LAURENCE REES: And do you think that he always believed - even at that stage - that it would come to war eventually between the Soviet Union and the Nazis?

SIMON SEBAG-MONTEFIORE: I think he did. He talked about that all the time within his inner circle, that the Nazis were the first enemy and when he got to the pact he talked quite openly with his inner circle about the fact that it was necessary to buy some years. His actual dream scenario was that the Nazis would never get round to attacking him because they’d be so busy fighting the British Empire and France on the Western Front, and that he’d just wait and would be able to pick chestnuts out of the fire, as he put it, and that therefore Russia would never be attacked by the Nazis after all.

The nightmare scenario was exactly what happened, that France would be totally defeated - that was unthinkable to Stalin. He seriously thought that the war would come and he was never in any doubt that there would be a war and that Hitler had ultimately hostile intentions towards him, and he constantly said when he was talking to Molotov and Kaganovich and all these top people that the Nazi attack would come but he thought they’d put it off till 1942, ’43, ’44. He knew that they [ie the Soviets] had to recover. And the key thing was after the purges he knew that he’d absolutely wiped out the officer corps and that the army was ill trained and that its whole strategic philosophy was in a total mess, and so he knew that he had no choice but to wait. He knew it would be a disaster otherwise.

LAURENCE REES: And did Stalin ever have any intention of attacking the Nazis himself?  There was that minority view at one time that the Soviets might have been planning a pre-emptive attack in 1941.

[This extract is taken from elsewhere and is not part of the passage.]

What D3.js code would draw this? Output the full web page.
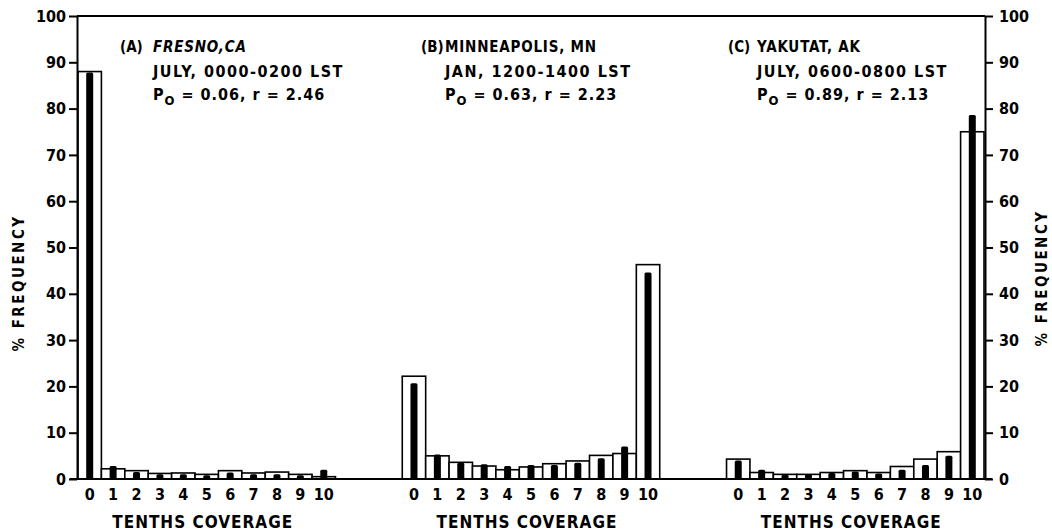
<!DOCTYPE html>
<html>
<head>
<meta charset="utf-8">
<script src="https://cdn.jsdelivr.net/npm/d3@7"></script>
<style>
  body { margin: 0; background: #fff; }
  svg text { font-family: 'DejaVu Sans Condensed', 'DejaVu Sans', sans-serif; font-weight: bold; font-stretch: condensed; fill: #000; }
</style>
</head>
<body>
<div id="chart"></div>
<script>
// cloud cover frequency, three stations
var categories = ['0','1','2','3','4','5','6','7','8','9','10'];
var panels = ['A','B','C'];

// open bars (observed) and solid bars (fitted), % frequency
var observedA = [88.0, 2.2, 1.8, 1.2, 1.3, 1.0, 1.8, 1.3, 1.5, 1.0, 0.5];
var fittedA   = [87.8, 2.8, 1.5, 1.0, 1.0, 0.8, 1.4, 1.0, 1.0, 0.8, 2.0];
var observedB = [22.2, 5.0, 3.6, 2.8, 2.0, 2.6, 3.3, 3.9, 5.1, 5.5, 46.3];
var fittedB   = [20.7, 5.3, 3.5, 3.2, 2.8, 3.0, 3.0, 3.5, 4.5, 7.0, 44.6];
var observedC = [4.3, 1.4, 1.0, 1.0, 1.4, 1.8, 1.4, 2.7, 4.3, 5.9, 75.0];
var fittedC   = [4.0, 2.0, 0.9, 1.0, 1.3, 1.6, 1.2, 2.0, 3.0, 5.0, 78.6];

var yTicks = [0,10,20,30,40,50,60,70,80,90,100];

var tags = ['(A)', '(B)', '(C)'];
var places = ['FRESNO,CA', 'MINNEAPOLIS, MN', 'YAKUTAT, AK'];
var periods = ['JULY, 0000-0200 LST', 'JAN, 1200-1400 LST', 'JULY, 0600-0800 LST'];
var p0 = ['0.06', '0.63', '0.89'];
var rVals = ['2.46', '2.23', '2.13'];

var observed = {'A': observedA, 'B': observedB, 'C': observedC};
var fitted = {'A': fittedA, 'B': fittedB, 'C': fittedC};

var width = 1052, height = 531;
var plotLeft = 77, plotRight = 985, plotTop = 16, plotBottom = 479;
var noteX = [[120,153],[421,445],[728,757]]; // tag x, text x

var svg = d3.select('#chart').append('svg')
    .attr('width', width)
    .attr('height', height)

var y = d3.scaleLinear().domain([0,100]).range([plotBottom, plotTop])

var px = d3.scaleBand().domain(panels).range([78, 984]).paddingInner(0.206)
var x = d3.scaleBand().domain(categories).range([0, px.bandwidth()])

// bars
panels.forEach(function(p, pi){
    var g = svg.append('g').attr('transform', 'translate(' + px(p) + ',0)')

    g.selectAll('rect.open')
        .data(observed[p])
        .enter().append('rect')
        .attr('class','open')
        .attr('x', (d,i) => x(categories[i]))
        .attr('y', d => y(d))
        .attr('width', x.bandwidth())
        .attr('height', d => y(0) - y(d))
        .attr('fill','#fff')
        .attr('stroke','#000')
        .attr('stroke-width',1.6)

    var bw = 7
    g.selectAll('rect.solid')
        .data(fitted[p])
        .enter().append('rect')
        .attr('class','solid')
        .attr('x', (d,i) => x(categories[i]) + x.bandwidth()/2 - bw/2)
        .attr('y', d => y(d))
        .attr('width', bw)
        .attr('height', d => y(0) - y(d))
        .attr('rx', 1.5)
        .attr('fill','#000')

    // category labels
    g.selectAll('text.cat')
        .data(categories)
        .enter().append('text')
        .attr('class','cat')
        .attr('x', d => x(d) + x.bandwidth()/2)
        .attr('y', 500)
        .attr('text-anchor','middle')
        .attr('font-size','16px')
        .text(d => d)

    g.append('text')
        .attr('x', px.bandwidth()/2 - 4)
        .attr('y', 528)
        .attr('text-anchor','middle')
        .attr('font-size','17px')
        .attr('letter-spacing','1px')
        .text('TENTHS  COVERAGE')

    // annotations
    svg.append('text').attr('x', noteX[pi][0]).attr('y', 52).attr('font-size','15px').text(tags[pi])
    svg.append('text').attr('x', noteX[pi][1]).attr('y', 52).attr('font-size','15px')
        .attr('letter-spacing','0.8px')
        .attr('font-style', pi == 0 ? 'italic' : 'normal').text(places[pi])
    svg.append('text').attr('x', noteX[pi][1]).attr('y', 77).attr('font-size','16px')
        .attr('letter-spacing','1.5px').text(periods[pi])
    var t = svg.append('text').attr('x', noteX[pi][1]).attr('y', 100).attr('font-size','16px')
        .attr('letter-spacing','1px')
    t.append('tspan').text('P')
    t.append('tspan').attr('dy', 5).attr('font-size','13px').text('O')
    t.append('tspan').attr('dy', -5).text(' = ' + p0[pi] + ', r = ' + rVals[pi])
})

// frame lines
svg.append('line').attr('x1', plotLeft).attr('x2', plotRight).attr('y1', y(100)).attr('y2', y(100))
    .attr('stroke','#000').attr('stroke-width',2)
svg.append('line').attr('x1', plotLeft - 7).attr('x2', plotRight + 7).attr('y1', y(0)).attr('y2', y(0))
    .attr('stroke','#000').attr('stroke-width',2)

var axL = svg.append('g')
    .attr('transform','translate(' + plotLeft + ',0)')
    .call(d3.axisLeft(y).tickValues(yTicks).tickSize(8).tickSizeOuter(0).tickPadding(3))
var axR = svg.append('g')
    .attr('transform','translate(' + plotRight + ',0)')
    .call(d3.axisRight(y).tickValues(yTicks).tickSize(8).tickSizeOuter(0).tickPadding(6))

;[axL, axR].forEach(function(a){
    a.select('.domain').attr('stroke-width',2)
    a.selectAll('.tick line').attr('stroke-width',2)
    a.selectAll('.tick text').attr('font-size','16px')
        .style('font-family', "'DejaVu Sans Condensed', 'DejaVu Sans', sans-serif")
        .style('font-weight','bold')
})

// y titles
svg.append('g')
    .attr('transform','translate(24,283) rotate(-90)')
    .append('text')
    .attr('text-anchor','middle')
    .attr('font-size','15px')
    .attr('letter-spacing','2.5px')
    .text('% FREQUENCY')
svg.append('g')
    .attr('transform','translate(1047,278) rotate(-90)')
    .append('text')
    .attr('text-anchor','middle')
    .attr('font-size','15px')
    .attr('letter-spacing','2.5px')
    .text('% FREQUENCY')
</script>
</body>
</html>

SIMON SEBAG-MONTEFIORE: I don’t believe that sort of line of approach. If you look at the plans of any general staff or any state in existence they always have both defensive and offensive plans. The fact that they exist means nothing. I mean he certainly prided himself and the Red Army prided itself on its total offensive ability and the fact that its philosophy was always aggressive, that was its style. He always talked about how they would immediately go on the offensive and all this kind of thing, but actually the plans that were there were never really signed off by Stalin, and he was extremely cautious in all matters of foreign policy. He took a very old-fashioned Bismarckian sort of 19th Century view. And one forgets that these people were all children of the 19th Century. Hitler was the maverick in this. Hitler was the exceptional one and one should see Stalin, though not in the context of revolutionary radical foreign policy, in terms of a 19th Century real politique. And that’s what he was, that’s where he was at home, that’s how he thought.